I remember sitting in Professor Mimi Wesson’s Criminal Law class early in my 1L year, giggling quietly with pleasure as Professor Wesson guided us along on her razor-sharp Socratic path. Wow! The intellectual challenge was a thrill, and one which catapulted me into my legal career.
What do you know now that you wish you had known in law school?
It’s the research and writing that counts. I must confess that I had an inkling back then that the 3L-taught model of the 1980s-era legal writing program was a thin offering. I’m happy to know that Colorado Law now offers one of the country’s most robust legal writing programs, with elective courses spanning all three years.
What advice would you give to current students as they’re preparing to graduate?

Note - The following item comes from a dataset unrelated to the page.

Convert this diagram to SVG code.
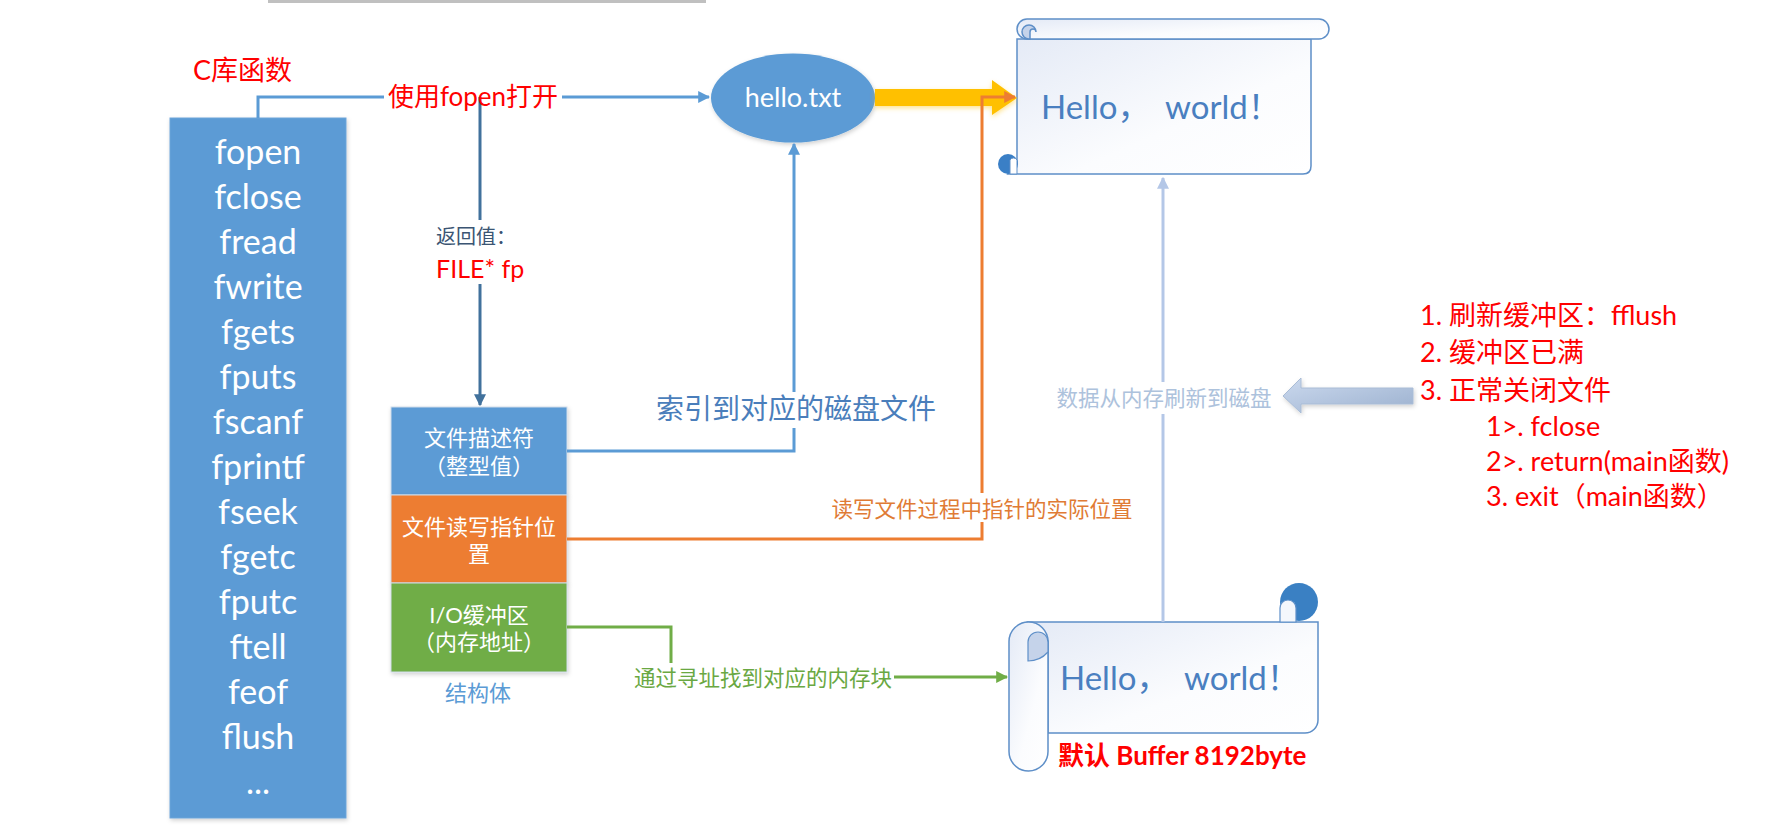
<svg xmlns="http://www.w3.org/2000/svg" width="1781" height="839" viewBox="0 0 1781 839">
<defs>
<style>
.t{font-family:Lato,"Noto Sans CJK SC",sans-serif}
.fn{font-size:34px;fill:#fff;text-anchor:middle}
.sb{font-size:22px;fill:#fff;text-anchor:middle}
.red{fill:#ff0000}
.ln{fill:none;stroke-width:3}
.scroll{stroke:#5e8fc8;stroke-width:1.5}
.hw{font-size:33px;fill:#4a7fc0}
.lst{font-size:27px;fill:#ff0000}
</style>
<marker id="aBlue" viewBox="0 0 10 10" refX="9" refY="5" markerWidth="4" markerHeight="4" orient="auto"><path d="M0,0 L10,5 L0,10 Z" fill="#5b9bd5"/></marker>
<marker id="aDark" viewBox="0 0 10 10" refX="9" refY="5" markerWidth="4" markerHeight="4" orient="auto"><path d="M0,0 L10,5 L0,10 Z" fill="#41719c"/></marker>
<marker id="aOrange" viewBox="0 0 10 10" refX="9" refY="5" markerWidth="4" markerHeight="4" orient="auto"><path d="M0,0 L10,5 L0,10 Z" fill="#ed7d31"/></marker>
<marker id="aGreen" viewBox="0 0 10 10" refX="9" refY="5" markerWidth="4" markerHeight="4" orient="auto"><path d="M0,0 L10,5 L0,10 Z" fill="#70ad47"/></marker>
<marker id="aLight" viewBox="0 0 10 10" refX="9" refY="5" markerWidth="4" markerHeight="4" orient="auto"><path d="M0,0 L10,5 L0,10 Z" fill="#b4c7e7"/></marker>
<linearGradient id="scrollG" x1="0" y1="0" x2="1" y2="1"><stop offset="0" stop-color="#e4eaf6"/><stop offset="0.6" stop-color="#fbfcfe"/><stop offset="1" stop-color="#ffffff"/></linearGradient>
<linearGradient id="blockG" x1="0" y1="0" x2="1" y2="1"><stop offset="0" stop-color="#cbd9ee"/><stop offset="1" stop-color="#9cb1cf"/></linearGradient>
<filter id="sh" x="-10%" y="-10%" width="130%" height="130%"><feDropShadow dx="1" dy="2" stdDeviation="2" flood-color="#000" flood-opacity="0.18"/></filter>
<filter id="glow" x="-10%" y="-30%" width="120%" height="160%"><feDropShadow dx="0" dy="2" stdDeviation="2.5" flood-color="#ffc000" flood-opacity="0.45"/></filter>
</defs>
<rect width="1781" height="839" fill="#fff"/>
<rect x="268" y="0" width="438" height="3" fill="#c0c0c0"/>

<g id="clib">
<text class="t red" x="193" y="80" font-size="27">C库函数</text>
<rect x="170" y="118" width="176" height="700" fill="#5b9bd5" stroke="#6fa5d9" stroke-width="1" filter="url(#sh)"/>
<g class="t fn">
<text x="258" y="164">fopen</text>
<text x="258" y="209">fclose</text>
<text x="258" y="254">fread</text>
<text x="258" y="299">fwrite</text>
<text x="258" y="344">fgets</text>
<text x="258" y="389">fputs</text>
<text x="258" y="434">fscanf</text>
<text x="258" y="479">fprintf</text>
<text x="258" y="524">fseek</text>
<text x="258" y="569">fgetc</text>
<text x="258" y="614">fputc</text>
<text x="258" y="659">ftell</text>
<text x="258" y="704">feof</text>
<text x="258" y="749">flush</text>
<text x="258" y="794">...</text>
</g>
</g>

<g id="hello-file">
<ellipse cx="793" cy="98" rx="82" ry="44.5" fill="#5b9bd5" filter="url(#sh)"/>
<text class="t" x="793" y="107" font-size="27" fill="#fff" text-anchor="middle">hello.txt</text>
</g>

<g id="struct">
<rect x="391" y="407" width="176" height="88" fill="#5b9bd5" stroke="#d0dcea" stroke-width="1" filter="url(#sh)"/>
<rect x="391" y="495" width="176" height="88" fill="#ed7d31" stroke="#d0dcea" stroke-width="1" filter="url(#sh)"/>
<rect x="391" y="583" width="176" height="89" fill="#70ad47" stroke="#d0dcea" stroke-width="1" filter="url(#sh)"/>
<text class="t sb" x="479" y="446">文件描述符</text>
<text class="t sb" x="479" y="474">（整型值）</text>
<text class="t sb" x="479" y="535">文件读写指针位</text>
<text class="t sb" x="479" y="562">置</text>
<text class="t sb" x="479" y="623">I/O缓冲区</text>
<text class="t sb" x="479" y="650">（内存地址）</text>
<text class="t" x="478" y="701" font-size="22" fill="#5b9bd5" text-anchor="middle">结构体</text>
</g>

<g id="disk-scroll">
<path class="scroll" d="M1008,174 H1303 Q1311,174 1311,166 V39 H1017 V164 Z" fill="url(#scrollG)"/>
<path class="scroll" d="M1027,19 H1319 A10,10 0 0 1 1319,39 H1027 A10,10 0 0 1 1027,19 Z" fill="url(#scrollG)"/>
<path class="scroll" d="M1029,39 A7,7 0 1 1 1036,32 A3,3 0 0 0 1030,32 V39 Z" fill="#c5d3ea"/>
<circle cx="1008" cy="164" r="10" fill="#3a7fc6"/>
<path d="M1010,174 V160 A4,4 0 0 1 1017,160 V174 Z" fill="#fff" stroke="#5e8fc8" stroke-width="1"/>
<text class="t hw" x="1041" y="119">Hello， <tspan x="1165">world！</tspan></text>
</g>

<g id="buffer-scroll">
<path class="scroll" d="M1028,622 H1318 V720 A13,13 0 0 1 1305,733 H1048 V641 Z" fill="url(#scrollG)"/>
<circle cx="1299" cy="602" r="19" fill="#3a80c3"/>
<path d="M1280,622 V608 A8,8 0 0 1 1296,608 V622 Z" fill="#f4f7fc" stroke="#5e8fc8" stroke-width="1.2"/>
<rect x="1009" y="622" width="39" height="149" rx="19.5" ry="19.5" class="scroll" fill="url(#scrollG)"/>
<path d="M1028,661 V642 A10,10 0 0 1 1048,642 V652 Q1040,661 1028,661 Z" fill="#c5d3ea" stroke="#5e8fc8" stroke-width="1.2"/>
<text class="t hw" x="1060" y="690">Hello， <tspan x="1184">world！</tspan></text>
<text class="t" x="1058" y="765" font-size="26" font-weight="bold" fill="#ff0000">默认 Buffer 8192byte</text>
</g>

<g id="flush-list">
<path d="M1283,396 L1301,378 V388 H1413 V404 H1301 V413 Z" fill="url(#blockG)" stroke="#a9bcd6" stroke-width="1" filter="url(#sh)"/>
<text class="t lst" x="1420" y="325">1. 刷新缓冲区：fflush</text>
<text class="t lst" x="1420" y="362">2. 缓冲区已满</text>
<text class="t lst" x="1420" y="400">3. 正常关闭文件</text>
<text class="t lst" x="1486" y="436">1&gt;. fclose</text>
<text class="t lst" x="1486" y="471">2&gt;. return(main函数)</text>
<text class="t lst" x="1486" y="506">3. exit（main函数）</text>
</g>

<g id="connectors">
<path d="M875,89 H992 V80 L1017,98 L992,115 V106 H875 Z" fill="#ffc000" filter="url(#glow)"/>
<path class="ln" stroke="#5b9bd5" d="M258,118 V97 H384"/>
<path class="ln" stroke="#5b9bd5" d="M562,97 H709" marker-end="url(#aBlue)"/>
<path class="ln" stroke="#41719c" d="M480,97 V220"/>
<path class="ln" stroke="#41719c" d="M480,284 V405" marker-end="url(#aDark)"/>
<path class="ln" stroke="#5b9bd5" d="M567,451 H794 V428"/>
<path class="ln" stroke="#5b9bd5" d="M794,392 V144" marker-end="url(#aBlue)"/>
<path class="ln" stroke="#ed7d31" d="M567,539 H982 V522"/>
<path class="ln" stroke="#ed7d31" d="M982,493 V97 H1015" marker-end="url(#aOrange)"/>
<path class="ln" stroke="#70ad47" d="M567,627 H671 V663"/>
<path class="ln" stroke="#70ad47" d="M894,677 H1007" marker-end="url(#aGreen)"/>
<path class="ln" stroke="#b4c7e7" d="M1163,622 V414"/>
<path class="ln" stroke="#b4c7e7" d="M1163,382 V178" marker-end="url(#aLight)"/>
</g>

<g id="labels">
<text class="t red" x="473" y="106" font-size="26" text-anchor="middle">使用fopen打开</text>
<text class="t" x="436" y="244" font-size="20" fill="#3b5573">返回值：</text>
<text class="t red" x="436" y="278" font-size="25">FILE* fp</text>
<text class="t" x="796" y="419" font-size="28" fill="#4a7ebb" text-anchor="middle">索引到对应的磁盘文件</text>
<text class="t" x="982" y="517" font-size="21.5" fill="#e07b35" text-anchor="middle">读写文件过程中指针的实际位置</text>
<text class="t" x="763" y="686" font-size="21.5" fill="#6aa842" text-anchor="middle">通过寻址找到对应的内存块</text>
<text class="t" x="1164" y="406" font-size="21.5" fill="#adc2dc" text-anchor="middle">数据从内存刷新到磁盘</text>
</g>
</svg>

Think of your preparation for the bar exam as an incredible opportunity, even if imposed, to leave law school with a fresh and intense review of most of the major subject areas. Know that the skills and knowledge that the “JD” soon will convey are coveted by many career sectors, and for good reason. You have invested in yourself these past three years, now go out there and find a workplace that supports the career you want—and if you don’t find it the first time, try again. Consider anew the reasons that brought you to law school in light of all you now know; invigorate those reasons that still appeal to you with all the new powers that you have acquired.

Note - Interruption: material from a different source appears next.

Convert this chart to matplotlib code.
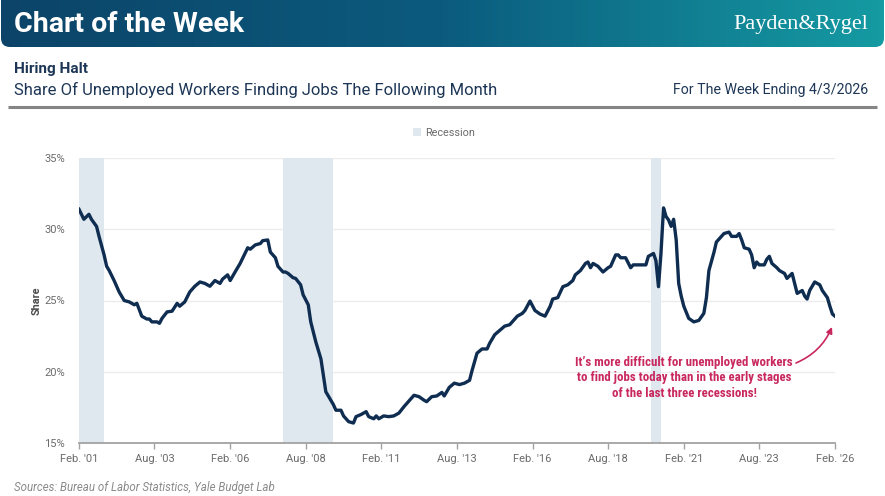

Who was the biggest influence on your career?
I’ve had the benefit of some wonderful, generous mentors in my life, but likely the biggest influence was Joseph R. Quinn, who was chief justice of the Colorado Supreme Court when I clerked for him immediately after law school in 1987. Justice Quinn was a mentor by example (not, I suspect, a teacher by inclination). For example, during my year drafting opinions, my writing instruction came not directly from the judge but from what I could observe by reading his iterations of my draft. My goodness, I certainly had the opportunity to learn to use words sparingly and concisely and correctly! I observed and participated in the painstaking cycles of editing and rewriting and editing some more that result in precise—and therefore meaningful—language. And there was his level-headedness, his high ethical bar, his straightforwardness, his high expectations, his commitment to the rule of law, his ability to lead softly but powerfully. I was a lucky guy, just about to set out upon a career in law and receiving such a year-long immersion “in chambers.”
Of what accomplishment are you most proud?
I’m going to focus my response on a professional accomplishment. Midway through my years representing public school districts, I was asked by a superintendent newly recruited to a very rural, sparsely populated district to assist in the dismissal of a teacher, which involved a hearing before a state hearing officer. As I prepared witnesses, I learned that this teacher had emotionally abused targeted students for years; many of the parents of current students had themselves witnessed or experienced the abuse. But the teacher was of a locally important ranching family, and no previous superintendent or parent had dared face the fallout of attempting the dismissal. The parents were weary of me, a suited outsider from the big city who was asking their children discomforting questions; one dad even grabbed me by the shirtfront and threatened bodily harm if on the stand I subjected his son to anything other than what I had represented. I was convinced, based on my witnesses’ testimony and Colorado case law, that the district would prevail at the hearing, but the teacher’s attorney had no background in teacher dismissals, and sadly and unnecessarily caused the preparations to continue until just minutes before the hearing was to begin. As I drove out of town some hours later, three groupings of several adults stood by the curb of the main intersection in town (there were no traffic lights), applauding me as I returned to the city.